/ 17 June 2011

Terrorists favour ‘easy’ fake SA passports

Terrorists Favour 'easy' Fake Sa Passports

Terrorists are big fans of South African passports, according to security experts, because of the ease with which one can be faked or illegally obtained.

The issue of South African passports being used by terrorists arose after it emerged that Fazul Abdullah Mohammed, the man responsible for the United States Embassy bombings in Nairobi, Kenya, in 1998 and who was killed at a checkpoint in Mogadishu, Somalia’s capital, last week, was carrying a South African passport.

Mohammed was the head of East African militant group al-Shabaab and also had strong links to al-Qaeda in the region. According to a terrorism expert at the Institute for Security Studies, Anneli Botha, “it comes down to corruption at [the department of] home affairs”.

“You can easily get your hands on a legal document through illegal means. I would start looking at the ease with which one can get a driver’s licence or birth certificate as well. If we had more of a focus on terrorism, home affairs officials would place more emphasis on ensuring that the person applying is the same person on the passport. But it’s not a matter of urgency to them.”

Aside from being able to obtain passports, the ease with which terrorists can get their hands on any fake documentation, such as identity documents, means that they can often use South Africa as a base from which to plan activities, she said.

A source close to American government authorities in South Africa said the embassy was “very concerned”.

“It’s not just the security of passports, it’s also the feeder documents. How is South Africa securing access to the documents that are required to get a passport?”

He said South African documents were also attractive because it is a “neutral country” and South Africans, in general, have easy access around the world because they are known to return home from their travels.

This is not the first time South Africa and South African documents have been used in terrorist activities.

In 2004 Ihsan Garnaoui, a Tunisian al-Qaeda member, told the German police that he was in possession of several South African passports. A year later Haroon Rashid Aswat, the alleged ringleader of the bus bombings in London, was found to have lived in South Africa and to have travelled to the United Kingdom on a South African passport.

And in 2006 a man who entered Britain on a South African passport bearing the fake name of Altaf Ravat was found to be planning to plant bombs on transatlantic aeroplanes. In 2009 one of the Israelis responsible for killing a Hamas leader in a Dubai hotel also took refuge in South Africa.

And now, there is 37-year-old Mohammed, who has been one of the world’s most wanted terrorists for more than a decade after killing more than 200 people and injuring more than 5 000, mostly Kenyan civilians, in the Nairobi bombings.

According to Gus Selassie, the senior Africa analyst at economic research firm IHS Global Insight, Mohammed originated from the Comoros, but is thought to have spent most of his adult life in Somalia.

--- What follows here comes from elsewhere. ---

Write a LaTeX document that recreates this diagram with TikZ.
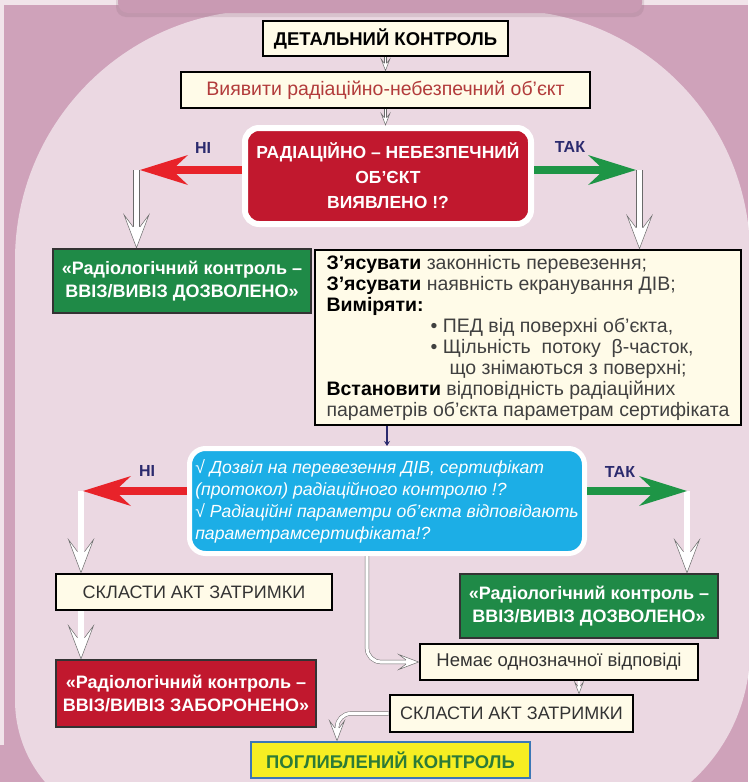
\documentclass[tikz,border=0pt]{standalone}
\usepackage{fontspec}
\setmainfont{Liberation Sans}
\usetikzlibrary{arrows.meta}

\definecolor{bgdark}{HTML}{CFA2BA}
\definecolor{bglight}{HTML}{EBD8E2}
\definecolor{bgpale}{HTML}{F1E4EA}
\definecolor{panel}{HTML}{C99AB3}
\definecolor{cream}{HTML}{FFFBE8}
\definecolor{decred}{HTML}{C1182E}
\definecolor{boxgreen}{HTML}{1F8A47}
\definecolor{skyblue}{HTML}{1CAEE6}
\definecolor{arrred}{HTML}{E8232A}
\definecolor{arrgreen}{HTML}{1E9546}
\definecolor{navy}{HTML}{2B2A6E}
\definecolor{darkred}{HTML}{B23B3B}
\definecolor{deepyellow}{HTML}{F7EE22}
\definecolor{deepblue}{HTML}{3B77B6}
\definecolor{deepgreen}{HTML}{2D7B37}
\definecolor{hollowline}{HTML}{6A6A6A}

\newcommand\fsz[2]{\fontsize{#1}{#2}\selectfont}
\newcommand\bw[1]{{\color{black}\bfseries #1}}

\begin{document}
\begin{tikzpicture}[x=1pt,y=-1pt,
    plain/.style={draw=black, line width=2.8pt, fill=cream, inner xsep=3pt, inner ysep=2pt, align=center},
    filled/.style={draw=black!80, line width=2.5pt, text=white, inner xsep=3pt, inner ysep=2pt, align=center, font=\bfseries\fsz{18}{23}},
    choice/.style={draw=white, line width=6pt, rounded corners=14pt, text=white, inner xsep=3pt, inner ysep=2pt},
    yesno/.style={text=navy, font=\bfseries\fsz{16}{18}},
    noarr/.style={arrred, line width=8pt, -{Stealth[length=48pt,width=30pt,inset=16pt,line width=0pt]}},
    yesarr/.style={arrgreen, line width=8pt, -{Stealth[length=48pt,width=30pt,inset=16pt,line width=0pt]}},
    hshaft/.style={draw=hollowline, line width=0.5pt, double=white, double distance=#1},
    hshaft/.default=5.8pt,
    hhead/.pic={\filldraw[fill=white, draw=hollowline, line width=0.5pt] (-21,3.5) -- (-33,12.5) -- (0,0) -- (-33,-12.5) -- (-21,-3.5);}
  ]
\useasboundingbox (0,0) rectangle (748,782);
\fill[bgdark] (0,0) rectangle (748,782);
\fill[bglight] (15,700) -- (15,260) arc[start angle=180, end angle=270, radius=250]
  -- (505,10) arc[start angle=270, end angle=360, radius=245]
  -- (750,650) arc[start angle=0, end angle=90, radius=177]
  -- (142,827) arc[start angle=90, end angle=180, radius=127] -- cycle;
\fill[bgpale] (0,0) rectangle (748,5);
\fill[bgpale] (0,5) rectangle (4,745);
\fill[panel!70!black, opacity=0.2, rounded corners=10pt] (116,-20) rectangle (644,17);
\fill[panel, rounded corners=10pt] (118,-20) rectangle (642,13);

\node[plain, minimum width=245pt, minimum height=35pt, font=\bfseries\fsz{18.5}{22}] (det) at (385.5,38.5) {ДЕТАЛЬНИЙ КОНТРОЛЬ};
\node[plain, minimum width=409pt, minimum height=36pt, text=darkred, font=\fsz{19.5}{22}] (find) at (385.5,90) {Виявити радіаційно-небезпечний об’єкт};
\node[choice, fill=decred, minimum width=286pt, minimum height=96pt, align=center, font=\bfseries\fsz{17.5}{25}] (dec) at (388,176) {РАДІАЦІЙНО – НЕБЕЗПЕЧНИЙ\\ОБ’ЄКТ\\ВИЯВЛЕНО !?};
\node[filled, fill=boxgreen, minimum width=258pt, minimum height=64pt] (gr1) at (182,281) {«Радіологічний контроль –\\ВВІЗ/ВИВІЗ ДОЗВОЛЕНО»};
\node[plain, minimum width=426pt, minimum height=175pt, align=left, text=black!75, font=\fsz{19.5}{21}] (chk) at (528,337.5) {\bw{З’ясувати} законність перевезення;\\
\bw{З’ясувати} наявність екранування ДІВ;\\
\bw{Виміряти:}\\
\hspace*{104pt}• ПЕД від поверхні об’єкта,\\
\hspace*{104pt}• Щільність\ \ потоку\ \ β-часток,\\
\hspace*{123pt}що знімаються з поверхні;\\
\bw{Встановити} відповідність радіаційних\\
параметрів об’єкта параметрам сертифіката};
\node[choice, fill=skyblue, rounded corners=16pt, line width=5pt, minimum width=395pt, minimum height=105pt, align=left, font=\itshape\fsz{17.6}{22}] (q2) at (387,501) {√ Дозвіл на перевезення ДІВ, сертифікат\\
(протокол) радіаційного контролю !?\\
√ Радіаційні параметри об’єкта відповідають\\
параметрамсертифіката!?};
\node[plain, minimum width=276pt, minimum height=36pt, text=black!80, font=\fsz{18}{22}] (act1) at (194,592) {СКЛАСТИ АКТ ЗАТРИМКИ};
\node[filled, fill=decred, minimum width=260pt, minimum height=67pt] (ban) at (186,693.5) {«Радіологічний контроль –\\ВВІЗ/ВИВІЗ ЗАБОРОНЕНО»};
\node[filled, fill=boxgreen, minimum width=258pt, minimum height=64pt] (gr2) at (589,606) {«Радіологічний контроль –\\ВВІЗ/ВИВІЗ ДОЗВОЛЕНО»};
\node[plain, minimum width=278pt, minimum height=36pt, text=black!80, font=\fsz{18.5}{22}] (unclear) at (559,662) {Немає однозначної відповіді};
\node[plain, minimum width=243pt, minimum height=37pt, text=black!80, font=\fsz{18}{22}] (act2) at (511.5,713.5) {СКЛАСТИ АКТ ЗАТРИМКИ};
\node[plain, fill=deepyellow, draw=deepblue, minimum width=279pt, minimum height=36pt, text=deepgreen, font=\bfseries\fsz{18.4}{22}] (deep) at (390.5,760) {ПОГЛИБЛЕНИЙ КОНТРОЛЬ};

\node[yesno] (no1t) at (203,148) {НІ};
\node[yesno] (yes1t) at (570,147) {ТАК};
\node[yesno] (no2t) at (147,471) {НІ};
\node[yesno] (yes2t) at (620,472) {ТАК};

\coordinate (no1) at (140,170);
\coordinate (yes1) at (636,170);
\coordinate (no2) at (83,491);
\coordinate (yes2) at (687,491);
\coordinate (nodrop1) at (136.5,170);
\coordinate (yesdrop1) at (639.5,170);
\coordinate (nodrop2) at (81,491);
\coordinate (yesdrop2) at (687,491);

\draw[hshaft=1.5pt, shorten >=7pt] (det.south) -- (find.north);
\pic[rotate=-90, scale=0.35] at (find.north) {hhead};
\draw[hshaft=1.5pt, shorten >=7pt] (find.south) -- (find.south |- dec.north);
\pic[rotate=-90, scale=0.35] at (find.south |- dec.north) {hhead};

\draw[hshaft, shorten >=19pt] (nodrop1) -- (nodrop1 |- gr1.north);
\pic[rotate=-90] at (nodrop1 |- gr1.north) {hhead};
\draw[hshaft, shorten >=19pt] (yesdrop1) -- (yesdrop1 |- chk.north);
\pic[rotate=-90] at (yesdrop1 |- chk.north) {hhead};
\draw[hshaft, shorten >=19pt] (nodrop2) -- (nodrop2 |- act1.north);
\pic[rotate=-90] at (nodrop2 |- act1.north) {hhead};
\draw[hshaft, shorten >=19pt] (nodrop2 |- act1.south) -- (nodrop2 |- ban.north);
\pic[rotate=-90] at (nodrop2 |- ban.north) {hhead};
\draw[hshaft, shorten >=19pt] (yesdrop2) -- (yesdrop2 |- gr2.north);
\pic[rotate=-90] at (yesdrop2 |- gr2.north) {hhead};

\draw[hshaft=3.2pt, rounded corners=14pt, shorten >=12pt] ([xshift=-20pt]q2.south) |- (unclear.west);
\pic[scale=0.6] at (unclear.west) {hhead};
\draw[hshaft=1.5pt, shorten >=7pt] ([xshift=20pt]unclear.south) -- ([xshift=67.5pt]act2.north);
\pic[rotate=-90, scale=0.35] at ([xshift=67.5pt]act2.north) {hhead};
\draw[hshaft=3.2pt, rounded corners=14pt, shorten >=12pt] (act2.west) -| ([xshift=-53.5pt]deep.north);
\pic[rotate=-90, scale=0.6] at ([xshift=-53.5pt]deep.north) {hhead};

\draw[navy, line width=1.3pt, -{Stealth[length=5pt,width=6pt]}] (q2.north |- chk.south) -- (q2.north);

\draw[noarr] (dec.west |- no1) -- (no1);
\draw[yesarr] (dec.east |- yes1) -- (yes1);
\draw[noarr] (q2.west |- no2) -- (no2);
\draw[yesarr] (q2.east |- yes2) -- (yes2);
\end{tikzpicture}
\end{document}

He was fluent in five languages and had more than 20 aliases, using David Robbins on the South Africa passport.

Botha said what was needed to change the situation with South African passports was to “clean house and bring criminal charges against people for corruption in home affairs” and “for people to realise that a few rands are not worth ruining the country’s image”.

According to home affairs director-general Mkuseli Apleni: “The department launched an investigation into the matter in collaboration with relevant law enforcement agencies, including cooperation with our diplomatic mission in Kenya.”

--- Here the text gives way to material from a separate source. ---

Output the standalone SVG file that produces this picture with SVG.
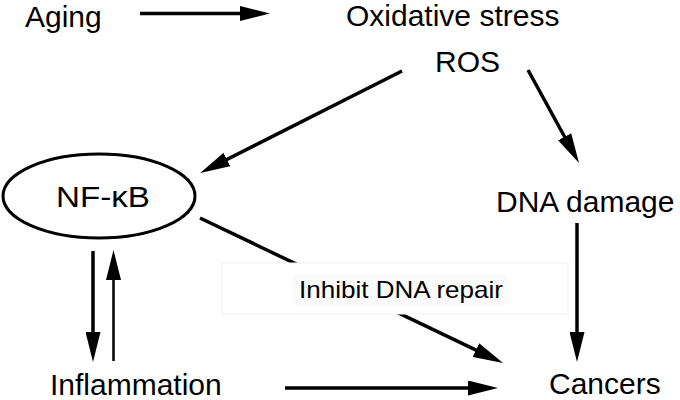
<svg xmlns="http://www.w3.org/2000/svg" width="680" height="400" viewBox="0 0 680 400">
<style>
text{font-family:"Liberation Sans",Arial,sans-serif;fill:#000}
.lbl{font-size:30px}
.ln{stroke:#000;stroke-width:3.5;fill:none}
.thin{stroke:#000;stroke-width:2.5;fill:none}
</style>
<defs>
<marker id="ah" markerUnits="userSpaceOnUse" markerWidth="30" markerHeight="15" refX="10" refY="7.5" orient="auto" viewBox="0 0 30 15">
<path d="M0,0 L30,7.5 L0,15 Z" fill="#000"/>
</marker>
</defs>
<rect width="680" height="400" fill="#fff"/>
<g id="connectors">
<line class="ln" x1="140" y1="13.5" x2="250" y2="13.5" marker-end="url(#ah)"/>
<line class="ln" x1="402" y1="71" x2="218" y2="164" marker-end="url(#ah)"/>
<line class="ln" x1="528" y1="70" x2="569.4" y2="145.5" marker-end="url(#ah)"/>
<line class="ln" x1="200" y1="218" x2="485" y2="354.4" marker-end="url(#ah)"/>
<line class="ln" x1="577" y1="223" x2="577" y2="342" marker-end="url(#ah)"/>
<line class="ln" x1="93" y1="251" x2="93" y2="342" marker-end="url(#ah)"/>
<line class="thin" x1="113.5" y1="361" x2="113.5" y2="270" marker-end="url(#ah)"/>
<line class="ln" x1="285" y1="388" x2="478" y2="388" marker-end="url(#ah)"/>
</g>
<g id="aging"><text class="lbl" x="25" y="27">Aging</text></g>
<g id="oxidative"><text class="lbl" x="346" y="26">Oxidative stress</text></g>
<g id="ros"><text class="lbl" x="435" y="72">ROS</text></g>
<g id="nfkb">
<ellipse cx="99" cy="196" rx="96" ry="42" fill="#fff" stroke="#000" stroke-width="3"/>
<text x="56" y="207" font-size="29" textLength="94" lengthAdjust="spacingAndGlyphs">NF-κB</text>
</g>
<g id="dna-damage"><text class="lbl" x="496" y="212">DNA damage</text></g>
<g id="inhibit">
<rect x="222" y="263" width="346" height="51" fill="#fff" stroke="#f0f0f0" stroke-width="1"/>
<rect x="293" y="274" width="214" height="31" fill="#fafafa"/>
<text x="299" y="298" font-size="24" textLength="204" lengthAdjust="spacingAndGlyphs">Inhibit DNA repair</text>
</g>
<g id="inflammation"><text class="lbl" x="50" y="395">Inflammation</text></g>
<g id="cancers"><text class="lbl" x="549" y="394">Cancers</text></g>
</svg>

He said the investigations had so far revealed that the passport was fake, not issued by “any lawful South African authority with the responsibility for the issuance of passports” and that “the South African movement control system has no record of any movement in or out of the country at any of our ports of entry by Fazul, using the fake passport”.

Modiri Matthews, the chief director of the immigration inspectorate responsible for investigation, law enforcement and deportation at the department of home affairs, said: “There is no evidence of Mohammed being in the country.

“We’ve had challenges with corruption and syndicates, but we’ve really been tightening up our countercorruption unit,” he said. “There have been people arrested for issuing documents fraudulently.”